- From: Brad Kemper <brad.kemper@gmail.com>
- Date: Mon, 8 Nov 2010 07:50:06 -0800
- To: "Tab Atkins Jr." <jackalmage@gmail.com>
- Cc: www-style list <www-style@w3.org>
On Nov 1, 2010, at 5:43 PM, Brad Kemper wrote: > On Nov 1, 2010, at 4:10 PM, "Tab Atkins Jr." <jackalmage@gmail.com> wrote: > >> The specific idea I came up with lets us address both of those in a >> consistent way together, such that you can always interpolate between >> the two. You can't do that with an explicit switch between two >> different behaviors. > > In theory, you could. In transitioning from a fixed angle to a corner-to-corner angle, for instance, you just keep rotating the angle until it stretches from one corner to the other, and for the very last step, switch to the keyword version with the angle converted (for the reverse animation, do the conversion as the very first step). For any 'as-square' angle in my syntax, there would be an equivalent non-stretchy angle. The numbers would jump at the beginning or end, due to the conversion, but for any step along the way, there would be a simple answer to the question of what the angle is. The keyword is there to handle different sized rectangles, but there is still a simple-angle equivalent for any box involved. It might even be handy to know what that angle is through the CSSOM when not transitioning.

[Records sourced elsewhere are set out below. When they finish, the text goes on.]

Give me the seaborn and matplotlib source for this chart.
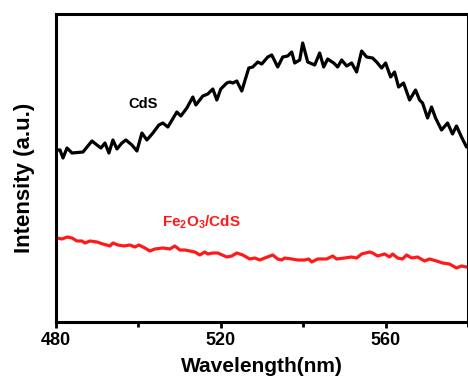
import numpy as np
import pandas as pd
import matplotlib
matplotlib.use("Agg")
import matplotlib.pyplot as plt
import seaborn as sns
from matplotlib.ticker import MultipleLocator

# Values (x pixel -> wavelength, y pixel -> intensity a.u.)
cds_px = [56, 60, 63, 67, 72, 83, 92, 97, 101, 105, 109, 113, 117, 122, 126, 132, 137, 142,
          147, 153, 159, 163, 168, 177, 181, 187, 193, 196, 203, 208, 213, 217, 221, 227,
          230, 233, 237, 242, 249, 253, 258, 262, 268, 272, 278, 283, 288, 292, 295, 300,
          303, 308, 315, 320, 324, 328, 334, 338, 342, 347, 352, 357, 362, 367, 373, 377,
          382, 386, 391, 395, 399, 404, 410, 416, 420, 423, 428, 432, 436, 442, 448, 453,
          457, 462, 467]
cds_py = [150, 150, 158, 148, 153, 152, 141, 145, 148, 143, 153, 140, 149, 143, 140, 145, 151, 133,
          140, 133, 125, 123, 127, 112, 116, 108, 97, 105, 96, 94, 89, 100, 89, 83,
          82, 83, 81, 91, 68, 67, 62, 64, 57, 55, 67, 57, 56, 52, 63, 60,
          43, 62, 65, 53, 67, 59, 63, 67, 60, 66, 63, 72, 51, 57, 58, 62,
          68, 63, 77, 72, 87, 83, 100, 90, 100, 103, 118, 107, 118, 130, 123, 134,
          126, 137, 147]
fe_px = [57, 62, 67, 72, 77, 82, 85, 90, 97, 103, 110, 113, 118, 124, 130, 135, 139, 145, 150,
         155, 163, 170, 175, 180, 185, 195, 200, 205, 208, 213, 218, 227, 232, 237, 243, 250,
         255, 260, 265, 273, 278, 282, 285, 292, 298, 305, 309, 312, 318, 327, 333, 337,
         345, 352, 357, 362, 370, 373, 378, 385, 390, 393, 398, 403, 407, 412, 418, 425,
         430, 437, 443, 450, 457, 462, 467]
fe_py = [238, 239, 237, 238, 241, 241, 243, 241, 242, 244, 246, 243, 245, 246, 245, 247, 245, 248, 251,
         249, 248, 249, 246, 250, 250, 252, 255, 252, 254, 253, 253, 257, 256, 253, 255, 259,
         258, 260, 258, 255, 259, 260, 258, 259, 260, 260, 259, 262, 259, 259, 256, 259,
         258, 257, 258, 254, 252, 253, 256, 254, 257, 254, 258, 259, 255, 258, 257, 261,
         259, 261, 263, 264, 268, 266, 267]


def to_nm(px):
    return [480 + (p - 56) * 40 / 165 for p in px]


def to_int(py):
    return [322 - p for p in py]


cds_wl = to_nm(cds_px)
cds_int = to_int(cds_py)
fe_wl = to_nm(fe_px)
fe_int = to_int(fe_py)

sns.set_style("white")
plt.rcParams['font.family'] = ['Liberation Sans', 'DejaVu Sans']
plt.rcParams['font.weight'] = 'bold'
plt.rcParams['text.color'] = 'black'
plt.rcParams['axes.labelcolor'] = 'black'
plt.rcParams['xtick.color'] = 'black'
plt.rcParams['mathtext.fontset'] = 'custom'
plt.rcParams['mathtext.rm'] = 'Liberation Sans:bold'
plt.rcParams['mathtext.bf'] = 'Liberation Sans:bold'
plt.rcParams['mathtext.it'] = 'Liberation Sans:bold'

fig = plt.figure(figsize=(4.68, 3.84), dpi=100)
ax = fig.add_axes([56/468, 1 - 322/384, 1 - 56/468, (322 - 14)/384])

df1 = pd.DataFrame({"wl": cds_wl, "I": cds_int})
df2 = pd.DataFrame({"wl": fe_wl, "I": fe_int})
sns.lineplot(data=df1, x="wl", y="I", ax=ax, color="black", linewidth=2.3)
sns.lineplot(data=df2, x="wl", y="I", ax=ax, color="#ff1a1a", linewidth=2.3)

ax.set_xlim(480, 580)
ax.set_ylim(0, 308)
ax.xaxis.set_major_locator(MultipleLocator(40))
ax.xaxis.set_minor_locator(MultipleLocator(20))
ax.set_yticks([])
ax.tick_params(axis='x', which='major', direction='out', length=4.5, width=2,
               labelsize=13, pad=2.5, bottom=True, colors='black')
ax.tick_params(axis='x', which='minor', direction='out', length=3.5, width=2, bottom=True)
for lab in ax.get_xticklabels():
    lab.set_fontweight('bold')
for s in ax.spines.values():
    s.set_linewidth(2.2)
    s.set_color('black')

ax.set_xlabel("Wavelength(nm)", fontsize=15, fontweight='bold', labelpad=6, color='black')
ax.set_ylabel("Intensity (a.u.)", fontsize=16, fontweight='bold', labelpad=15, color='black',
              y=0.468)

ax.text(480 + (143 - 56) * 40 / 165, 322 - 104, "CdS", fontsize=10.5, fontweight='bold',
        ha='center', va='center', color='black')
ax.text(480 + (202 - 56) * 40 / 165, 322 - 222, r"Fe$_2$O$_3$/CdS", fontsize=11,
        fontweight='bold', ha='center', va='center', color='#ff1a1a')

fig.savefig("out.png", dpi=100)
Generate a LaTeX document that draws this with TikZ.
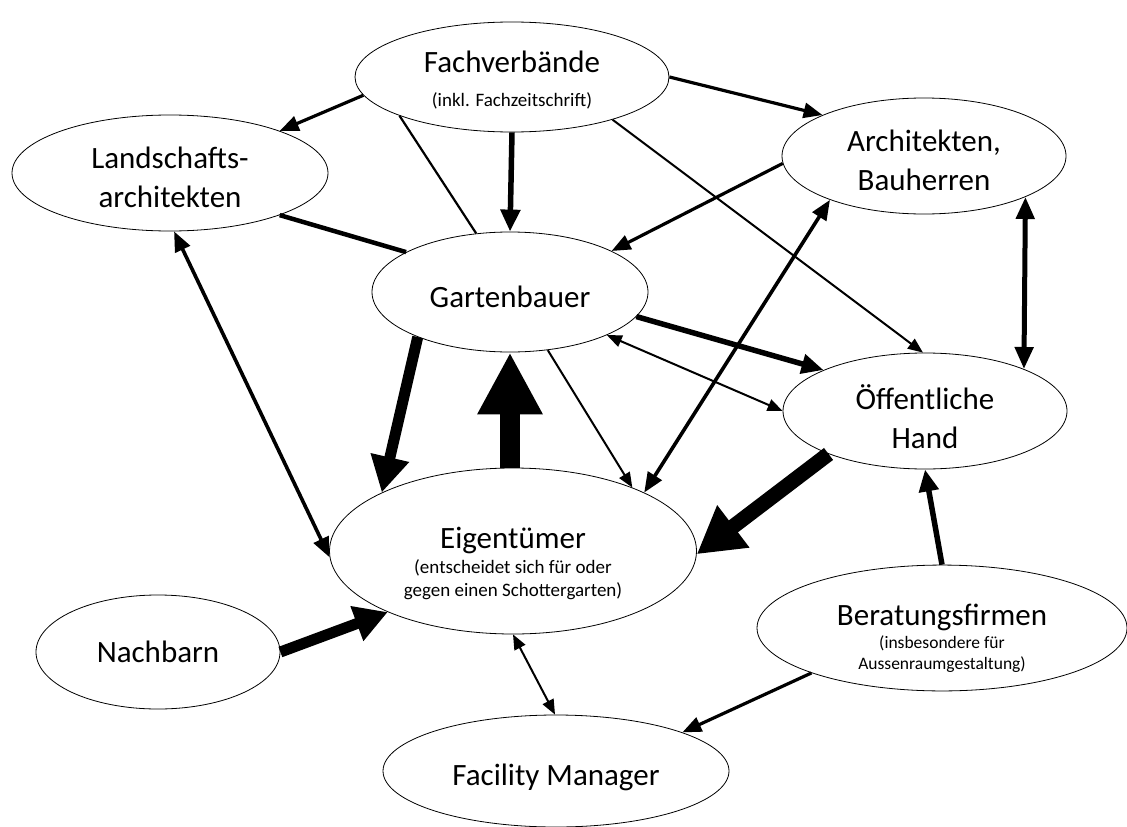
\documentclass[tikz,border=0pt]{standalone}
\usepackage{fontspec}
\setmainfont{Carlito}
\usetikzlibrary{shapes.geometric,arrows.meta}

\newcommand{\subtxt}[1]{{\fontsize{19}{22}\selectfont #1}}
\newcommand{\smalltxt}[1]{{\fontsize{17.5}{21}\selectfont #1}}

\tikzset{
  actor/.style={draw, ellipse, inner sep=0pt, align=center, line width=0.8pt,
    font=\fontsize{31}{39}\selectfont},
  thin/.style={line width=2pt, -{Triangle[length=15pt,width=12pt]}},
  thinboth/.style={line width=2pt, {Triangle[length=15pt,width=12pt]}-{Triangle[length=15pt,width=12pt]}},
  medarr/.style={line width=3.2pt, -{Triangle[length=19pt,width=15pt]}},
  medboth/.style={line width=3.6pt, {Triangle[length=20pt,width=16pt]}-{Triangle[length=20pt,width=16pt]}},
  plain/.style={line width=2.2pt},
  thickline/.style={line width=4.5pt},
  thick/.style={line width=5.5pt, -{Triangle[length=22pt,width=19pt]}},
  thickboth/.style={line width=5pt, {Triangle[length=22pt,width=18pt]}-{Triangle[length=22pt,width=18pt]}},
  heavy/.style={line width=11pt, -{Triangle[length=36pt,width=37pt]}},
  huge/.style={line width=20pt, -{Triangle[length=62pt,width=61pt]}},
}

\begin{document}
\begin{tikzpicture}[x=1pt,y=-1pt]
\useasboundingbox (0,0) rectangle (1127,827);

% actors
\node[actor, minimum width=314pt, minimum height=110pt] (fach) at (512,77)
  {\rule{0pt}{27pt}Fachverbände\\[-5pt]\subtxt{(inkl. Fachzeitschrift)}};
\node[actor, minimum width=316pt, minimum height=116pt] (land) at (170,173)
  {\rule{0pt}{31pt}Landschafts-\\architekten};
\node[actor, minimum width=284pt, minimum height=116pt] (arch) at (924,156)
  {\rule{0pt}{31pt}Architekten,\\Bauherren};
\node[actor, minimum width=276pt, minimum height=120pt] (gart) at (510,292)
  {\rule{0pt}{32pt}Gartenbauer};
\node[actor, minimum width=284pt, minimum height=116pt] (oeff) at (925,411)
  {\rule{0pt}{36pt}Öffentliche\\Hand};
\node[actor, minimum width=367pt, minimum height=166pt] (eig) at (513,551)
  {\rule{0pt}{46pt}Eigentümer\\[-14pt]\subtxt{(entscheidet sich für oder}\\[-16pt]\subtxt{gegen einen Schottergarten)}};
\node[actor, minimum width=244pt, minimum height=114pt] (nach) at (158,652)
  {Nachbarn};
\node[actor, minimum width=370pt, minimum height=116pt] (berat) at (942,628)
  {\rule{0pt}{42pt}Beratungsfirmen\\[-16pt]\smalltxt{(insbesondere für}\\[-18pt]\smalltxt{Aussenraumgestaltung)}};
\node[actor, minimum width=346pt, minimum height=112pt] (fac) at (556,771)
  {\rule{0pt}{34pt}Facility Manager};

% connections
\draw[medarr] (fach.187) -- (land.21);
\draw[medarr] (fach.0) -- (arch.158);
\draw[thick] (fach.south) -- (gart.north);
\draw[plain] (fach.199) -- (gart.120);
\draw[thin] (fach.337) -- (oeff.92);
\draw[thickline] (land.339) -- (gart.159);
\draw[medboth] (land.-86) -- (eig.182);
\draw[medarr] (arch.183) -- (gart.22);
\draw[medboth] (arch.205) -- (eig.24);
\draw[thickboth] (arch.-22) -- (oeff.23.5);
\draw[thick] (gart.-11) -- (oeff.158);
\draw[thinboth] (gart.-24) -- (oeff.180);
\draw[heavy] (gart.206) -- (eig.156);
\draw[huge] (gart.south |- eig.north) -- (gart.south);
\draw[thin] (gart.303) -- (eig.28);
\draw[huge, line width=15pt, -{Triangle[length=46pt,width=50pt]}] (oeff.204) -- (eig.-1);
\draw[heavy, -{Triangle[length=33pt,width=35pt]}] (nach.0) -- (eig.206);
\draw[thinboth] (eig.-90) -- (fac.91);
\draw[thick] (berat.north) -- (oeff.south);
\draw[medarr] (berat.199) -- (fac.17);
\end{tikzpicture}
\end{document}
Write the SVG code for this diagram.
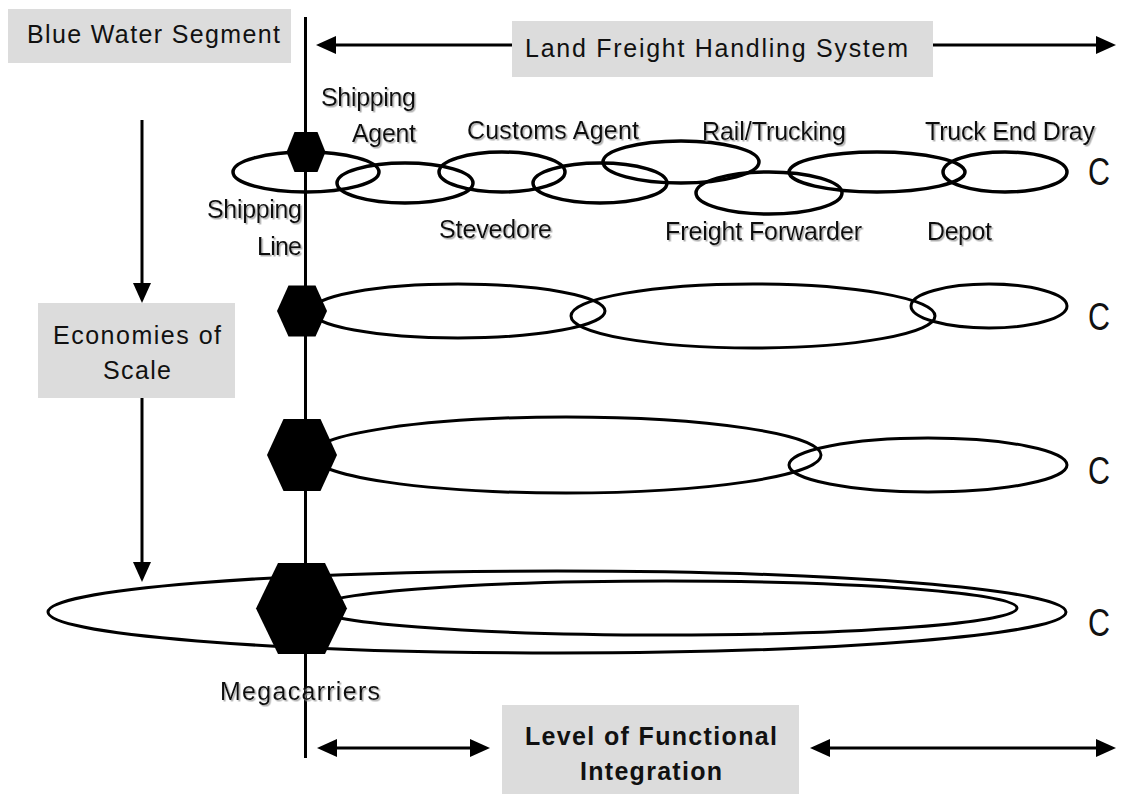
<svg xmlns="http://www.w3.org/2000/svg" width="1121" height="794" viewBox="0 0 1121 794">
<style>
text{font-family:"Liberation Sans",Arial,sans-serif;font-size:25px;fill:#111}
.box{fill:#dcdcdc}
.ell{fill:none;stroke:#000;stroke-width:3}
.e1{stroke-width:3.5}
.hex{fill:#000}
.ln{stroke:#000;stroke-width:3;fill:none}
.sh{filter:url(#ds)}
.c{font-size:39px}
.b{font-weight:bold}
</style>
<defs>
<marker id="ah" markerUnits="userSpaceOnUse" viewBox="0 0 20 18" refX="10" refY="9" markerWidth="20" markerHeight="18" orient="auto-start-reverse">
<path d="M0,0 L20,9 L0,18 z" fill="#000"/>
</marker>
<filter id="ds" x="-5%" y="-20%" width="115%" height="150%">
<feDropShadow dx="1.5" dy="1.5" stdDeviation="0.6" flood-color="#9a9a9a" flood-opacity="0.8"/>
</filter>
</defs>
<rect width="1121" height="794" fill="#fff"/>

<g id="connectors">
<line class="ln" x1="305.5" y1="17" x2="305.5" y2="758"/>
<line class="ln" x1="326" y1="45" x2="512" y2="45" marker-start="url(#ah)"/>
<line class="ln" x1="933" y1="45" x2="1106" y2="45" marker-end="url(#ah)"/>
<line class="ln" x1="142" y1="120" x2="142" y2="293" marker-end="url(#ah)"/>
<line class="ln" x1="142" y1="398" x2="142" y2="572" marker-end="url(#ah)"/>
<line class="ln" x1="327" y1="748" x2="480" y2="748" marker-start="url(#ah)" marker-end="url(#ah)"/>
<line class="ln" x1="820" y1="748" x2="1106" y2="748" marker-start="url(#ah)" marker-end="url(#ah)"/>
</g>

<g id="blue-water-segment">
<rect class="box" x="8" y="9" width="283" height="54"/>
<text x="27" y="43" textLength="253">Blue Water Segment</text>
</g>
<g id="land-freight">
<rect class="box" x="512" y="21" width="421" height="56"/>
<text x="525" y="57" textLength="383">Land Freight Handling System</text>
</g>
<g id="economies-of-scale">
<rect class="box" x="38" y="303" width="197" height="95"/>
<text x="53" y="344" textLength="168">Economies of</text>
<text x="103" y="379" textLength="68">Scale</text>
</g>
<g id="level-functional-integration">
<rect class="box" x="502" y="705" width="297" height="89"/>
<text class="b" x="525" y="745" textLength="252">Level of Functional</text>
<text class="b" x="580" y="780" textLength="142">Integration</text>
</g>

<g id="row1">
<ellipse class="ell e1" cx="306" cy="172" rx="73" ry="20"/>
<ellipse class="ell e1" cx="405" cy="183" rx="68" ry="20"/>
<ellipse class="ell e1" cx="502" cy="172" rx="63" ry="20"/>
<ellipse class="ell e1" cx="600" cy="183" rx="67" ry="20"/>
<ellipse class="ell e1" cx="681" cy="162" rx="78" ry="21"/>
<ellipse class="ell e1" cx="769" cy="193" rx="73" ry="21"/>
<ellipse class="ell e1" cx="877" cy="172" rx="88" ry="20"/>
<ellipse class="ell e1" cx="1005" cy="172" rx="62" ry="20"/>
<polygon class="hex" points="294.5,132 317.5,132 325.5,152 317.5,172 294.5,172 286.5,152"/>
<g class="sh">
<text x="321" y="106" textLength="95">Shipping</text>
<text x="352" y="142" textLength="64">Agent</text>
<text x="467" y="139" textLength="172">Customs Agent</text>
<text x="702" y="140" textLength="144">Rail/Trucking</text>
<text x="925" y="140" textLength="170">Truck End Dray</text>
<text x="207" y="218" textLength="95">Shipping</text>
<text x="257" y="255" textLength="45">Line</text>
<text x="439" y="238" textLength="113">Stevedore</text>
<text x="665" y="240" textLength="197">Freight Forwarder</text>
<text x="927" y="240" textLength="65">Depot</text>
</g>
<text class="c" x="1088" y="185" textLength="22" lengthAdjust="spacingAndGlyphs">C</text>
</g>

<g id="row2">
<ellipse class="ell" cx="458" cy="311" rx="147" ry="27"/>
<ellipse class="ell" cx="753" cy="316" rx="182" ry="32"/>
<ellipse class="ell" cx="989" cy="306" rx="78" ry="22"/>
<polygon class="hex" points="288.5,285.5 315.5,285.5 327,311 315.5,336.5 288.5,336.5 277,311"/>
<text class="c" x="1088" y="330" textLength="22" lengthAdjust="spacingAndGlyphs">C</text>
</g>

<g id="row3">
<ellipse class="ell" cx="566" cy="455" rx="255" ry="38"/>
<ellipse class="ell" cx="928" cy="465" rx="139" ry="27"/>
<polygon class="hex" points="283.5,419 320.5,419 337,455 320.5,491 283.5,491 267,455"/>
<text class="c" x="1088" y="484" textLength="22" lengthAdjust="spacingAndGlyphs">C</text>
</g>

<g id="row4">
<ellipse class="ell" cx="557" cy="612" rx="509" ry="41"/>
<ellipse class="ell" cx="666" cy="608" rx="351" ry="27"/>
<polygon class="hex" points="278,563 325,563 347,608.5 325,654 278,654 256,608.5"/>
<text class="c" x="1088" y="636" textLength="22" lengthAdjust="spacingAndGlyphs">C</text>
<text class="sh" x="220" y="700" textLength="160">Megacarriers</text>
</g>
</svg>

Or, to put it another way: The computed value would always be a simple angle, with no keyword. The "as-square" keyword would only be used in the specified value to determine what angle to use for the direction of the gradient when first drawing the rectangle (or when redrawing the rectangle at a different size). But when getting the computed value, the angle would be the actual angle, and interpolation is very simple.